Jumat 30 Dec 2011 19:04 WIB

Tangkal Hacker, Cina Perkuat Keamanan Internet

REPUBLIKA.CO.ID,JAKARTA--Pemerintah China tengah bekerjasama dengan mesin-mesin pencari domestik seperti Baidu Inc dan Sohu.com, serta lembaga-lembaga keuangan untuk mencegah serangan phishing terhadap para pengguna internet di Cina.

Kementerian Keamanan Publik, Jumat, mengatakan pihaknya akan bekerjasama dengan 10 perusahaan mesin pencari online China untuk melindungi laman lembaga-lembaga keuangan demi memperkecil peluang para pengguna internet ditipu oleh lamana-laman phishing.

Serangan phishing terjadi manakala pengguna diajak untuk berbagi namapengguna (username) dan kata sandi lewat sebuah laman palsu yang menyerupai laman aslinya.

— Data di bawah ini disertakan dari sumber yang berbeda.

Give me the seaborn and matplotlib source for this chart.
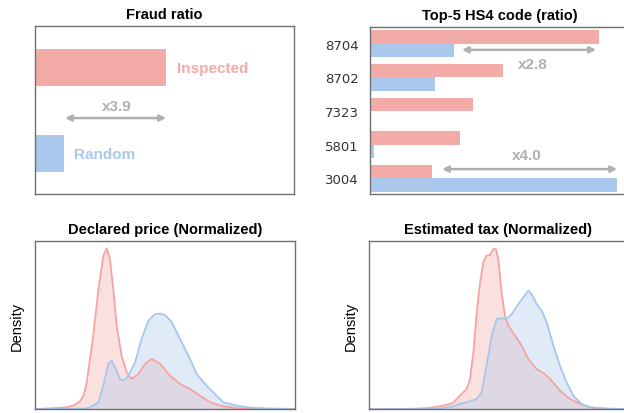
import pandas as pd
import matplotlib.pyplot as plt
import seaborn as sns

sns.set_theme(style="white")
plt.rcParams["font.family"] = ["Liberation Sans", "DejaVu Sans"]

RED = "#f3aba8"
BLUE = "#a9c8ec"
RED_LINE = "#f7a3a3"
BLUE_LINE = "#a6c6ee"
GRAY = "#b0b0b0"

# ---- data ----
groups = ["Inspected", "Random"]
fraud_ratio = [0.506, 0.112]

hs4_codes = ["8704", "8702", "7323", "5801", "3004"]
hs4_inspected = [0.884, 0.514, 0.398, 0.347, 0.239]
hs4_random = [0.324, 0.251, 0.004, 0.015, 0.954]

price_red_x = [0, 0.06, 0.12, 0.15, 0.173, 0.188, 0.199, 0.224, 0.244, 0.263, 0.276,
               0.288, 0.301, 0.314, 0.333, 0.353, 0.372, 0.397, 0.423, 0.449, 0.481,
               0.519, 0.558, 0.596, 0.635, 0.673, 0.724, 0.788, 0.89, 1.0]
price_red_y = [0, 0.004, 0.010, 0.022, 0.045, 0.085, 0.159, 0.436, 0.714, 0.913, 0.956,
               0.893, 0.714, 0.496, 0.317, 0.218, 0.179, 0.208, 0.268, 0.298, 0.270,
               0.198, 0.149, 0.119, 0.079, 0.040, 0.016, 0.004, 0.001, 0]
price_blue_x = [0, 0.19, 0.212, 0.244, 0.263, 0.282, 0.295, 0.308, 0.327, 0.340, 0.359,
                0.385, 0.410, 0.436, 0.462, 0.481, 0.5, 0.526, 0.558, 0.596, 0.622,
                0.660, 0.686, 0.724, 0.776, 0.827, 0.9, 1.0]
price_blue_y = [0, 0.002, 0.010, 0.040, 0.139, 0.268, 0.288, 0.248, 0.179, 0.169, 0.198,
                0.278, 0.417, 0.526, 0.565, 0.568, 0.56, 0.516, 0.417, 0.298, 0.208,
                0.139, 0.099, 0.040, 0.020, 0.008, 0.003, 0]

tax_red_x = [0, 0.15, 0.234, 0.286, 0.324, 0.351, 0.377, 0.390, 0.403, 0.416, 0.429,
             0.441, 0.454, 0.467, 0.480, 0.490, 0.499, 0.512, 0.525, 0.538, 0.564,
             0.590, 0.615, 0.647, 0.680, 0.705, 0.737, 0.776, 0.815, 0.853, 0.9, 1.0]
tax_red_y = [0, 0, 0.006, 0.020, 0.036, 0.079, 0.119, 0.179, 0.337, 0.575, 0.754,
             0.873, 0.913, 0.917, 0.952, 0.952, 0.893, 0.694, 0.555, 0.496, 0.436,
             0.377, 0.298, 0.238, 0.208, 0.169, 0.109, 0.060, 0.030, 0.010, 0.002, 0]
tax_blue_x = [0, 0.26, 0.324, 0.351, 0.390, 0.416, 0.435, 0.454, 0.474, 0.493, 0.512,
              0.532, 0.551, 0.577, 0.596, 0.615, 0.628, 0.647, 0.667, 0.686, 0.712,
              0.737, 0.763, 0.789, 0.821, 0.853, 0.93, 1.0]
tax_blue_y = [0, 0, 0.016, 0.030, 0.046, 0.060, 0.099, 0.258, 0.436, 0.536, 0.540,
              0.536, 0.565, 0.625, 0.665, 0.704, 0.684, 0.625, 0.585, 0.516, 0.377,
              0.258, 0.159, 0.079, 0.030, 0.010, 0.001, 0]

# ---- figure ----
fig = plt.figure(figsize=(6.24, 4.14), dpi=100)
W, H = 624, 414


def add_axes(left, top, right, bottom):
    return fig.add_axes([left / W, 1 - bottom / H, (right - left) / W, (bottom - top) / H])


ax1 = add_axes(35, 27, 294, 195)
ax2 = add_axes(370, 28, 629, 195)
ax3 = add_axes(35, 242, 295, 410)
ax4 = add_axes(369, 242, 628, 410)

for ax in [ax1, ax2, ax3, ax4]:
    for s in ax.spines.values():
        s.set_color("#707070")
        s.set_linewidth(1.0)
    ax.tick_params(length=0)

title_kw = dict(fontsize=10.5, fontweight="bold", color="black", pad=6)
arrow_kw = dict(arrowstyle="<|-|>", color=GRAY, lw=1.8, mutation_scale=9,
                shrinkA=0, shrinkB=0)
note_kw = dict(fontsize=11, fontweight="bold", color=GRAY, ha="center", va="center")

# Fraud ratio
fraud_df = pd.DataFrame({"group": groups, "ratio": fraud_ratio})
sns.barplot(data=fraud_df, x="ratio", y="group", hue="group", palette=[RED, BLUE],
            orient="h", width=0.43, saturation=1, linewidth=0, legend=False, ax=ax1)
ax1.set_xlim(0, 1)
ax1.set_ylim(1.47, -0.483)
ax1.set_xticks([])
ax1.set_yticks([])
ax1.set_xlabel("")
ax1.set_ylabel("")
ax1.set_title("Fraud ratio", **title_kw)
ax1.annotate("", xy=(fraud_ratio[1] + 0.004, 0.587), xytext=(fraud_ratio[0], 0.587),
             arrowprops=arrow_kw)
ax1.text(0.317, 0.45, "x3.9", **note_kw)
ax1.text(0.548, 0.0, "Inspected", fontsize=11, fontweight="bold", color=RED, va="center")
ax1.text(0.151, 1.0, "Random", fontsize=11, fontweight="bold", color=BLUE, va="center")

# Top-5 HS4
hs_df = pd.DataFrame({
    "code": hs4_codes * 2,
    "ratio": hs4_inspected + hs4_random,
    "group": ["Inspected"] * 5 + ["Random"] * 5,
})
sns.barplot(data=hs_df, x="ratio", y="code", hue="group", order=hs4_codes,
            palette=[RED, BLUE], orient="h", width=0.8, saturation=1, linewidth=0,
            legend=False, ax=ax2)
ax2.set_xlim(0, 1)
ax2.set_ylim(4.47, -0.5)
ax2.set_xticks([])
ax2.set_xlabel("")
ax2.set_ylabel("")
ax2.tick_params(axis="y", pad=8, labelsize=9.5, labelcolor="#333333")
for lbl in ax2.get_yticklabels():
    lbl.set_family("DejaVu Sans")
ax2.set_title("Top-5 HS4 code (ratio)", **title_kw)
ax2.annotate("", xy=(0.355, 0.18), xytext=(0.873, 0.18), arrowprops=arrow_kw)
ax2.text(0.63, 0.59, "x2.8", **note_kw)
ax2.annotate("", xy=(0.278, 3.73), xytext=(0.954, 3.73), arrowprops=arrow_kw)
ax2.text(0.606, 3.32, "x4.0", **note_kw)

# Density panels
panels = [
    (ax3, "Declared price (Normalized)", price_red_x, price_red_y, price_blue_x, price_blue_y),
    (ax4, "Estimated tax (Normalized)", tax_red_x, tax_red_y, tax_blue_x, tax_blue_y),
]
for ax, title, rx, ry, bx, by in panels:
    ax.fill_between(rx, ry, color=RED, alpha=0.35, linewidth=0)
    ax.fill_between(bx, by, color=BLUE, alpha=0.35, linewidth=0)
    sns.lineplot(x=rx, y=ry, color=RED_LINE, linewidth=1.3, ax=ax)
    sns.lineplot(x=bx, y=by, color=BLUE_LINE, linewidth=1.3, ax=ax)
    ax.set_xlim(0, 1)
    ax.set_ylim(0, 1.0)
    ax.set_xticks([])
    ax.set_yticks([])
    ax.set_ylabel("Density", fontsize=10.5, color="black", labelpad=8)
    ax.set_title(title, **title_kw)

fig.savefig("out.png", dpi=100)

Melalui sebuah kolaborasi, laman-laman resmi sejumlah bank di China seperti Agricultural Bank of China dan China Construction Bank akan diperingkatkan pertama di mesin pencari ketika seorang pengguna mencari kata kunci terkait, kata Kementerian dalam pernyataan onlinennya seperti dikutip Reuters, Jumat.

Upaya ini ditempuh setelah sejumlah data pribadi dibobol sehingga mendorong adanya tuntutan untuk memberlakukan aturan lebih ketat mengenai siapa yang mengakses informasi online.

China disebut sebagai pengguna internet terbesar di dunia dengan jumlah pengguna 485 juta.  Meskipun sensor dan pengawasan begitu ketat, namun banyak orang yang angkat tangan terhadap pembobolan data dan implikasinya.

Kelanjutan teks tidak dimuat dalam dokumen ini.